The Pentagon is warning that solid rocket motors could become a bottleneck as US missile production climbs, but Northrop Grumman says the real problem is not factory capacity. The company says it could almost double output if Washington stops treating demand like a one-year event and starts signing longer contracts.

That is a familiar Washington fight: industry wants certainty, while budget cycles keep everyone guessing. In this case, the stakes are unusually high because only two US suppliers dominate the market for large- and medium-solid-fuel rocket motors, which means any delay, defect, or supply squeeze ripples straight into defense and space programs.

Northrop Grumman’s output target is 25,000 motors a year

Northrop Grumman says it produced about 13,000 rocket motors in 2024 and wants that figure to reach 25,000 annually by 2029. The company also says it is already making about 13.6 million kg of solid propellant a year, with capacity for up to 22.7 million kg.

James Calberer, vice president of propulsion systems at Northrop Grumman, argues the company can grow faster if customers commit for the long haul. He says annual budgeting and short-term contracts make it harder to fund new lines, hire and train workers, and build out suppliers – a complaint defense manufacturers have been making for years, usually after the government has already decided it needs more gear.

  • 2024 output: about 13,000 rocket motors
  • Target for 2029: 25,000 a year
  • Current solid propellant production: about 13.6 million kg a year
  • Stated maximum capacity: 22.7 million kg

The Pentagon sees a solid rocket motor supply-chain choke point

The concern did not come out of nowhere. A recent CSIS report described solid rocket motors as one of the main constraints on scaling production, which fits the broader scramble across the US defense sector to rebuild stockpiles and expand missile manufacturing. Northrop says it has already invested more than $2 billion in weapons programs and solid motor production in recent years, with more than $1 billion of that going directly into this area.

That spending matters because this is not a normal competitive market. Northrop Grumman and L3Harris Technologies, through the former Aerojet Rocketdyne business, effectively define the top end of the US solid-motor market, so each production hiccup has outsized consequences. For the Pentagon, that means procurement policy is now part of the supply chain.

SMART Demo is cutting development time

To speed up new materials, technologies, and suppliers, Northrop is using its SMART Demo program, short for Solid Motor Annual Rocket Technology Demonstrator. The company says it has cut the time from design to qualification testing from three years to 12 to 18 months, which is the sort of number that tends to make procurement officers smile and program managers mutter about paperwork.

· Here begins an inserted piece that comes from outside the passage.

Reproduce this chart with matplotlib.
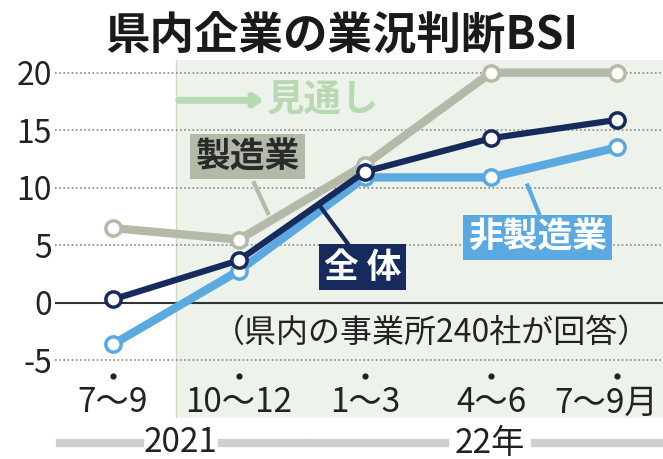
import matplotlib.pyplot as plt
import matplotlib.transforms as mtransforms

plt.rcParams['font.family'] = ['Noto Sans CJK JP', 'DejaVu Sans']

# data
periods = ['7～9', '10～12', '1～3', '4～6', '7～9月']
manufacturing = [6.5, 5.5, 12.0, 20.0, 20.0]
non_manufacturing = [-3.6, 2.8, 10.9, 10.9, 13.5]
overall = [0.3, 3.7, 11.4, 14.3, 15.9]
y_ticks = [-5, 0, 5, 10, 15, 20]
years = ['2021', '22年']

# colours
c_mfg = '#b3baa7'
c_non = '#5ba9e1'
c_all = '#162a5c'
c_shade = '#edf3ea'
c_fore = '#b9d9b3'

fig = plt.figure(figsize=(6.63, 4.59), dpi=100)
ax = fig.add_axes([55 / 663, 1 - 418 / 459, (663 - 55) / 663, (418 - 60) / 459])
ax.set_xlim(-0.46, 4.365)
ax.set_ylim(-10.0, 21.1)
for s in ax.spines.values():
    s.set_visible(False)

x = list(range(len(periods)))

# forecast shading
ax.axvspan(0.5, 4.4, color=c_shade, zorder=0, lw=0)
ax.axvline(0.5, color='#c9dec2', lw=1, zorder=0.5)

# grid
for t in y_ticks:
    if t == 0:
        ax.axhline(t, color='#333333', lw=1.5, zorder=1)
    else:
        ax.axhline(t, color='#888888', lw=1.2, ls=(0, (1, 1.5)), zorder=1)

ax.set_yticks(y_ticks)
ax.set_yticklabels([str(t) for t in y_ticks], fontsize=23, color='#222222')
ax.tick_params(axis='y', length=0, pad=2)
ax.set_xticks([])

# series
mk = dict(marker='o', markersize=11, markerfacecolor='white', markeredgewidth=2.5)
ax.plot(x, manufacturing, color=c_mfg, lw=6, markeredgecolor=c_mfg, zorder=3, **mk)
ax.plot(x, non_manufacturing, color=c_non, lw=6, markeredgecolor=c_non, zorder=4, **mk)
ax.plot(x, overall, color=c_all, lw=4.5, markeredgecolor=c_all, zorder=5, **mk)

# category labels with dots
trans = mtransforms.blended_transform_factory(ax.transData, ax.transAxes)
ax.scatter(x, [(418 - 376) / 358] * len(x), s=12, color='#222222', transform=trans, zorder=6)
ly = (418 - 403) / 358
for xi, lab in zip(x[:-1], periods[:-1]):
    ax.text(xi, ly, lab, transform=trans, ha='center', va='center',
            fontsize=24, color='#222222')
ax.text(0.992, ly, periods[-1], transform=ax.transAxes, ha='right', va='center',
        fontsize=24, color='#222222')

# series labels
box = dict(boxstyle='square,pad=0.15', lw=0)
ax.plot([1.12, 1.23], [10.4, 7.8], color=c_mfg, lw=3, zorder=2)
ax.text(1.07, 12.7, '製造業', ha='center', va='center', fontsize=25,
        fontweight='bold', color='#2a2a2a', bbox=dict(box, fc=c_mfg), zorder=7)
ax.plot([1.65, 1.86], [8.3, 5.2], color=c_all, lw=3, zorder=6)
ax.text(1.98, 3.1, '全 体', ha='center', va='center', fontsize=25,
        fontweight='bold', color='white', bbox=dict(box, fc=c_all), zorder=7)
ax.plot([3.29, 3.38], [10.2, 7.8], color=c_non, lw=3, zorder=6)
ax.text(3.37, 5.7, '非製造業', ha='center', va='center', fontsize=25,
        fontweight='bold', color='white', bbox=dict(box, fc=c_non), zorder=7)

# forecast marker
ax.annotate('', xy=(1.22, 17.6), xytext=(0.5, 17.6),
            arrowprops=dict(arrowstyle='-|>,head_length=0.5,head_width=0.35',
                            color=c_fore, lw=5), zorder=2)
ax.text(1.22, 17.6, '見通し', ha='left', va='center', fontsize=27,
        fontweight='bold', color=c_fore, zorder=2)

ax.text(2.53, -2.6, '（県内の事業所240社が回答）', ha='center', va='center',
        fontsize=23, color='#222222', zorder=7)

# title
fig.text(342 / 663, 1 - 37 / 459, '県内企業の業況判断BSI', ha='center', va='center',
         fontsize=32, fontweight='bold', color='#1a1a1a')

# year bands
yb = 1 - 443 / 459
for x0, x1 in [(60, 140), (222, 303), (310, 445), (535, 663)]:
    fig.add_artist(plt.Line2D([x0 / 663, x1 / 663], [yb, yb], color='#cfcfcf', lw=6))
for xc, lab in zip([181, 490], years):
    fig.text(xc / 663, yb, lab, ha='center', va='center', fontsize=24, color='#222222')

fig.savefig('out.png', dpi=100)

Northrop’s motors are also tied to high-profile launch systems beyond the missile business. The company supplies the two solid boosters for NASA’s Space Launch System, the heavy-lift rocket built for the Artemis lunar program.

A Vulcan setback still hangs over the business

The company’s pitch for expansion comes with a reminder that manufacturing scale does not erase quality risk. Earlier this year, US Space Force paused launches of United Launch Alliance’s Vulcan rocket after a second solid-booster incident in two years involving a Northrop motor. The investigation is still ongoing, and Northrop says it is working with United Launch Alliance to get the rocket flying again.

That leaves Washington with an awkward choice: accept tighter supplier dependence, or write longer contracts and hope that more certainty translates into more capacity without more mistakes. The next test is whether the Pentagon is willing to buy the stability industry says it needs, rather than keep pretending annual budgets can solve a multi-year production problem.